The visual Jason is essentially dead and gone as a person, because his ability to have metarepresentations of what he sees is compromised.¹ But the auditory Jason lives on; his metarepresentations of his father, his self, and their life together are largely intact as activated via the auditory channels of his brain. Intriguingly, the hearing Jason is temporarily switched off when Mr. Murdoch appears in person to talk to his son. Perhaps because the human brain emphasizes visual processing, the visual Jason stifles his auditory twin.

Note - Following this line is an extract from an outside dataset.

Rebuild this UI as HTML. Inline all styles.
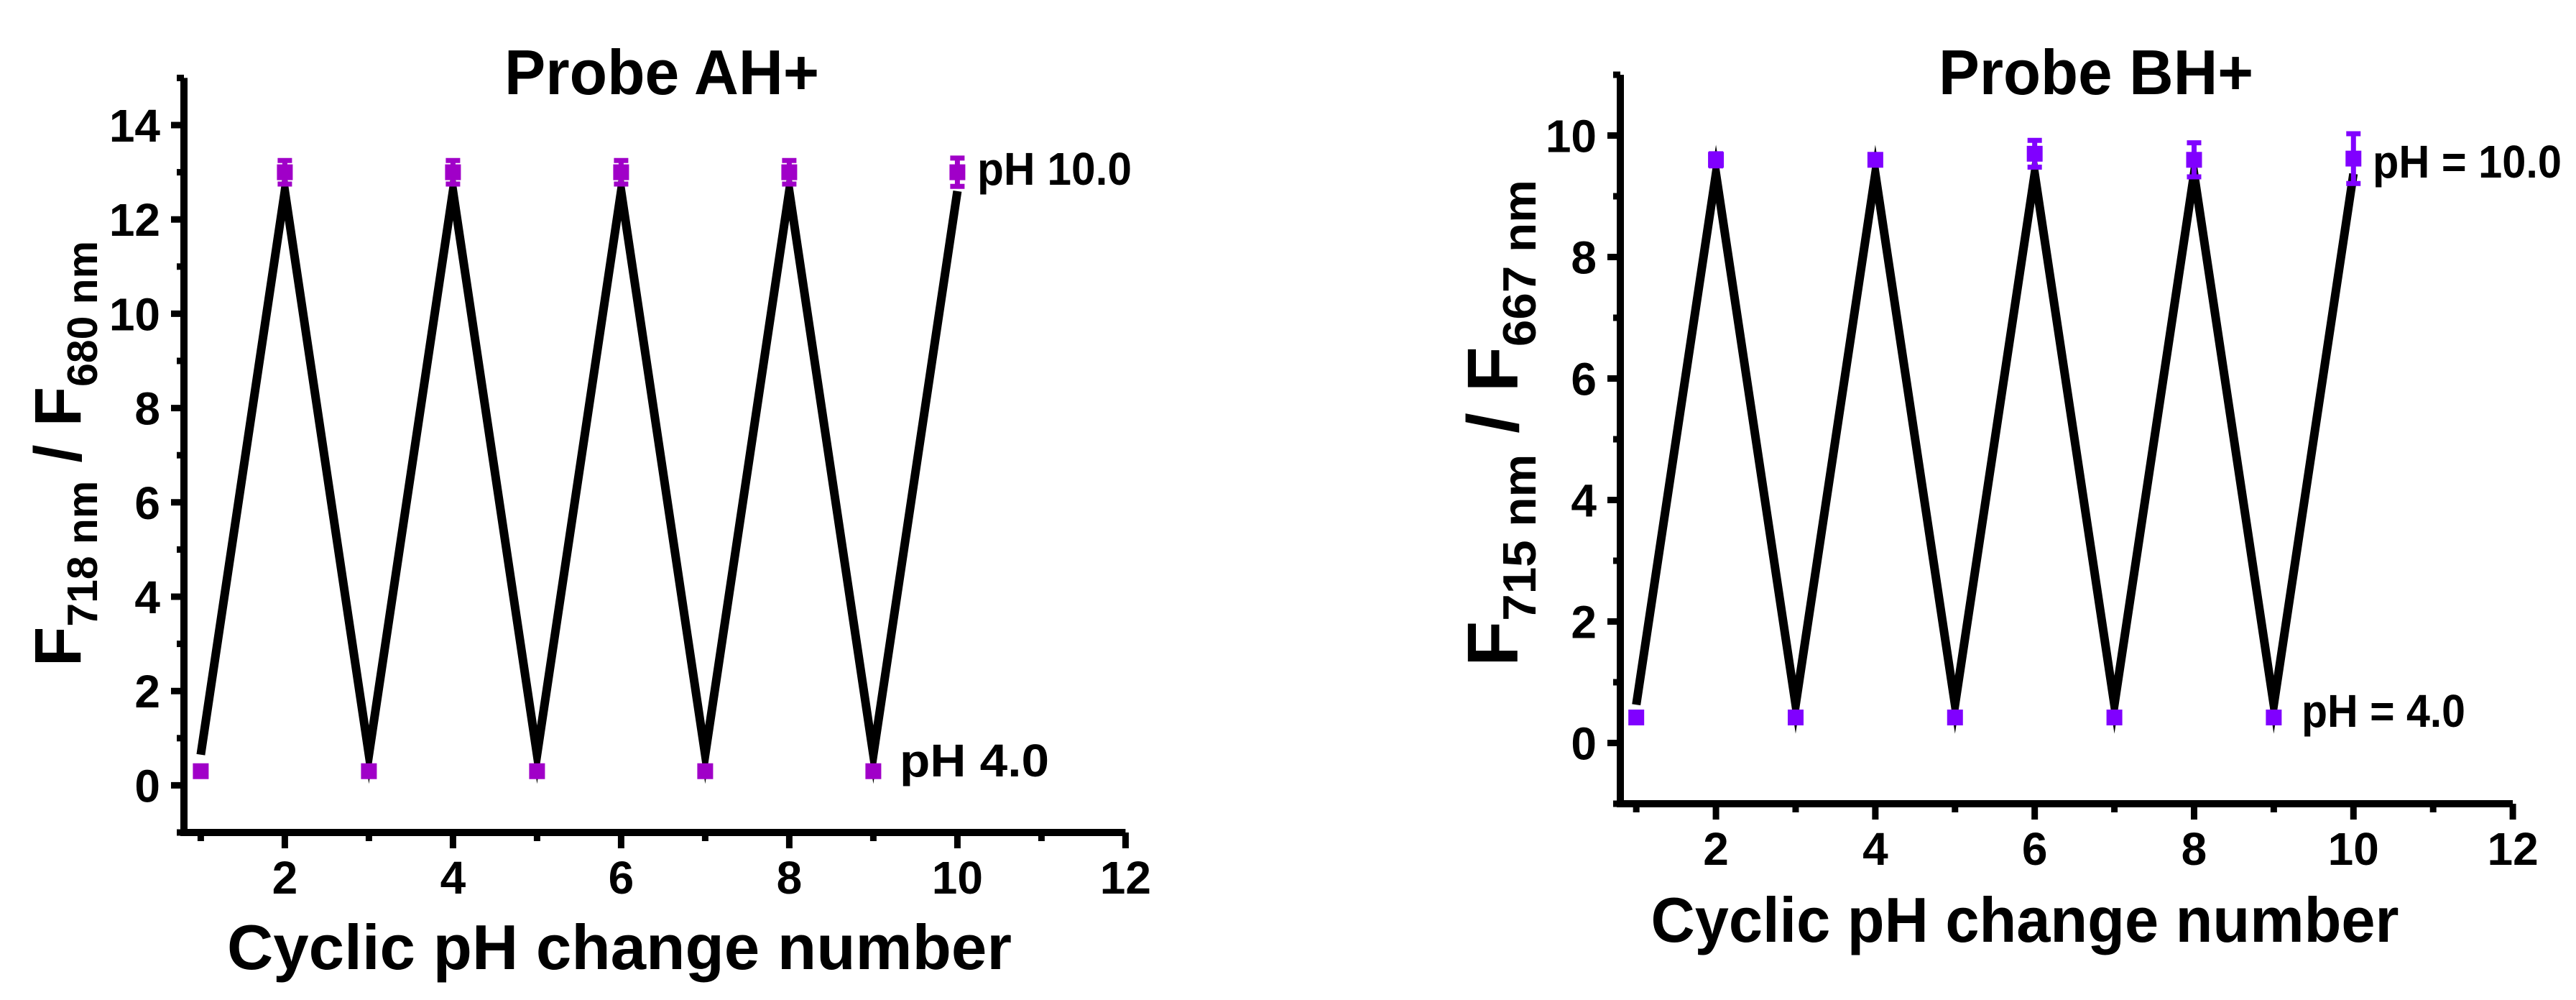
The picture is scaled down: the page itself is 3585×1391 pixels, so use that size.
<!DOCTYPE html>
<html><head><meta charset="utf-8"><title>Probe AH+ / BH+ cyclic pH</title>
<style>html,body{margin:0;padding:0;background:#fff}svg{display:block}text{font-family:"Liberation Sans",Arial,sans-serif;font-weight:bold;fill:#000}</style>
</head><body>
<svg id="fig" width="3585" height="1391" viewBox="0 0 3585 1391" xmlns="http://www.w3.org/2000/svg"></svg>
<script>
// ---- data: Probe AH+ ----
const cyclesA = [1,2,3,4,5,6,7,8,9,10];
const markerA = [0.3,13.0,0.3,13.0,0.3,13.0,0.3,13.0,0.3,13.0];
const errA    = [0,0.25,0,0.25,0,0.25,0,0.25,0,0.3];
const lineA   = [0.65,12.6,0.65,12.6,0.65,12.6,0.65,12.6,0.65,12.6];
const yTicksA = [0,2,4,6,8,10,12,14];
const xTicks  = [2,4,6,8,10,12];
// ---- data: Probe BH+ ----
const cyclesB = [1,2,3,4,5,6,7,8,9,10];
const markerB = [0.42,9.6,0.42,9.6,0.42,9.7,0.42,9.6,0.42,9.62];
const errB    = [0,0.1,0,0.05,0,0.22,0,0.28,0,0.41];
const lineB   = [0.63,9.37,0.63,9.37,0.63,9.37,0.63,9.37,0.63,9.37];
const yTicksB = [0,2,4,6,8,10];

const NS='http://www.w3.org/2000/svg';
const svg=document.getElementById('fig');
function mk(tag,attrs,parent){const e=document.createElementNS(NS,tag);for(const k in attrs)e.setAttribute(k,attrs[k]);(parent||svg).appendChild(e);return e;}

function chart(cfg){
  const g=mk('g',{});
  
  
  const X=v=>cfg.x0+(v-cfg.xmin)*cfg.ux;
  const Y=v=>cfg.y0-(v-cfg.ymin)*cfg.uy;
  const xr=X(cfg.xmax), yt=Y(cfg.ymax), yb=Y(cfg.ymin);
  const ax=mk('path',{d:`M${cfg.x0} ${yt} V${yb} H${xr}`,fill:'none',stroke:'#000','stroke-width':10,'stroke-linejoin':'miter'},g);
  
  
  for(let v=Math.ceil(cfg.ymin);v<=cfg.ymax;v++){
    const major=cfg.yTicks.includes(v);
    const t=mk('line',{x1:cfg.x0,x2:cfg.x0-(major?18:10),y1:Y(v),y2:Y(v),stroke:'#000','stroke-width':9},g);
    
    
    if(major){
      const l=mk('text',{x:cfg.x0-33,y:Y(v)+23,'text-anchor':'end','font-size':64},g);
      l.textContent=v;
      
      
    }
  }
  for(let v=1;v<=cfg.xmax;v++){
    const major=cfg.xTicks.includes(v);
    const t=mk('line',{x1:X(v),x2:X(v),y1:yb,y2:yb+(major?22:12),stroke:'#000','stroke-width':9},g);
    
    
    if(major){
      const l=mk('text',{x:X(v),y:yb+85,'text-anchor':'middle','font-size':64},g);
      l.textContent=v;
      
      
    }
  }
  const pts=cfg.cycles.map((c,i)=>X(c)+','+Y(cfg.line[i])).join(' ');
  const pl=mk('polyline',{points:pts,fill:'none',stroke:'#000','stroke-width':12,'stroke-linejoin':'miter','stroke-miterlimit':20},g);
  
  
  cfg.cycles.forEach((c,i)=>{
    const cx=X(c), cy=Y(cfg.marker[i]);
    if(cfg.err[i]>0){
      const e=cfg.err[i]*cfg.uy;
      const eb=mk('path',{d:`M${cx} ${cy-e} V${cy+e} M${cx-10} ${cy-e} H${cx+10} M${cx-10} ${cy+e} H${cx+10}`,stroke:cfg.color,'stroke-width':7,fill:'none'},g);
      
      
    }
    const r=mk('rect',{x:cx-11,y:cy-11,width:22,height:22,fill:cfg.color},g);
    
    
  });
  const tt=mk('text',{x:cfg.titleX,y:131,'text-anchor':'middle','font-size':88,textLength:438,lengthAdjust:'spacingAndGlyphs'},g);
  tt.textContent=cfg.title;
  
  
  const xl=mk('text',{x:cfg.xlX,y:cfg.xlY,'text-anchor':'middle','font-size':88,textLength:cfg.xlW,lengthAdjust:'spacingAndGlyphs'},g);
  xl.textContent='Cyclic pH change number';
  
  
  const yl=mk('text',{transform:`translate(${cfg.ylX},${cfg.ylB}) rotate(-90)`,x:0,y:0,'font-size':cfg.ylF,textLength:cfg.ylW,lengthAdjust:'spacingAndGlyphs'},g);
  yl.innerHTML=`F<tspan font-size="${cfg.ylF*0.65}" dy="${cfg.ylF*0.25}">${cfg.sub1} nm</tspan><tspan dy="${-cfg.ylF*0.25}"> / F</tspan><tspan font-size="${cfg.ylF*0.65}" dy="${cfg.ylF*0.25}">${cfg.sub2} nm</tspan>`;
  
  
  const a1=mk('text',{x:cfg.hiX,y:cfg.hiY,'font-size':64,textLength:cfg.hiW,lengthAdjust:'spacingAndGlyphs'},g);
  a1.textContent=cfg.hiText;
  
  
  const a2=mk('text',{x:cfg.loX,y:cfg.loY,'font-size':64,textLength:cfg.loW,lengthAdjust:'spacingAndGlyphs'},g);
  a2.textContent=cfg.loText;
  
  
}

chart({name:'chart-probe-ah',x0:256,y0:1158,xmin:0.8,xmax:12,ux:117,ymin:-1,ymax:15,uy:65.6,
  cycles:cyclesA,marker:markerA,err:errA,line:lineA,yTicks:yTicksA,xTicks:xTicks,color:'#A000C8',
  title:'Probe AH+',titleX:921,xlX:862,xlY:1348,xlW:1092,ylX:112,ylB:927,ylF:92,ylW:592,sub1:'718',sub2:'680',
  hiText:'pH 10.0',hiX:1360,hiY:257,hiW:215,loText:'pH 4.0',loX:1252,loY:1080,loW:208});
chart({name:'chart-probe-bh',x0:2255,y0:1118,xmin:0.8,xmax:12,ux:110.9,ymin:-1,ymax:11,uy:84.5,
  cycles:cyclesB,marker:markerB,err:errB,line:lineB,yTicks:yTicksB,xTicks:xTicks,color:'#8000FF',
  title:'Probe BH+',titleX:2917,xlX:2818,xlY:1310,xlW:1041,ylX:2112,ylB:927,ylF:100,ylW:677,sub1:'715',sub2:'667',
  hiText:'pH = 10.0',hiX:3302,hiY:247,hiW:263,loText:'pH = 4.0',loX:3203,loY:1011,loW:228});
</script>
</body></html>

Jason presents a striking case of a fragmented self. Some of the “pieces” of Jason have been destroyed, yet others have been preserved and retain a surprising degree of functionality. Is Jason still Jason if he can be broken into fragments? As we shall see, a variety of neurological conditions show us that the self is not the monolithic entity it believes itself to be. This conclusion flies directly in the face of some of our most deep-seated intuitions about ourselves—but data are data. What the neurology tells us is that the self consists of many components, and the notion of one unitary self may well be an illusion.

SOMETIME IN THE twenty-first century, science will confront one of its last great mysteries: the nature of the self. That lump of flesh in your cranial vault not only generates an “objective” account of the outside world but also directly experiences an internal world—a rich mental life of sensations, meanings, and feelings. Most mysteriously, your brain also turns its view back on itself to generate your sense of self-awareness.

The search for the self—and the solutions to its many mysteries—is hardly a new pursuit. This area of study has traditionally been the preserve of philosophers, and it is fair to say that on the whole they haven’t made a lot of progress (though not for want of effort; they have been at it for two thousand years). Nonetheless, philosophy has been extremely useful in maintaining semantic hygiene and emphasizing the need for clarity in terminology.² For example, people often use the word “consciousness” loosely to refer to two different things. One is qualia—the immediate experiential qualities of sensation, such as the redness of red or the pungency of curry—and the second is the self who experiences these sensations. Qualia are vexing to philosophers and scientists alike because even though they are palpably real and seem to lie at the very core of mental experience, physical and computational theories about brain function are utterly silent on the question of how they might arise or why they might exist.

Let me illustrate the problem with a thought experiment. Imagine an intellectually highly advanced but color-blind Martian scientist who sets out to understand what humans mean when they talk about color. With his Star Trek–level technology he studies your brain and completely figures out down to every last detail what happens when you have mental experiences involving the color red. At the end of his study he can account for every physicochemical and neurocomputational event that occurs when you see red, think of red, or say “red.” Now ask yourself: Does this account encompass everything there is to the ability to see and think about redness? Can the color-blind Martian now rest assured that he understands your alien mode of visual experience even though his brain is not wired to respond to that particular wavelength of electromagnetic radiation? Most people would say no. Most would say that no matter how detailed and accurate this outside-objective description of color cognition might be, it has a gaping hole at its center because it leaves out the quale of redness. (“Quale,” pronounced “kwah-lee,” is the singular form of “qualia.”) Indeed, there is no way you can convey the ineffable quality of redness to someone else short of hooking up your brain directly to that person’s brain.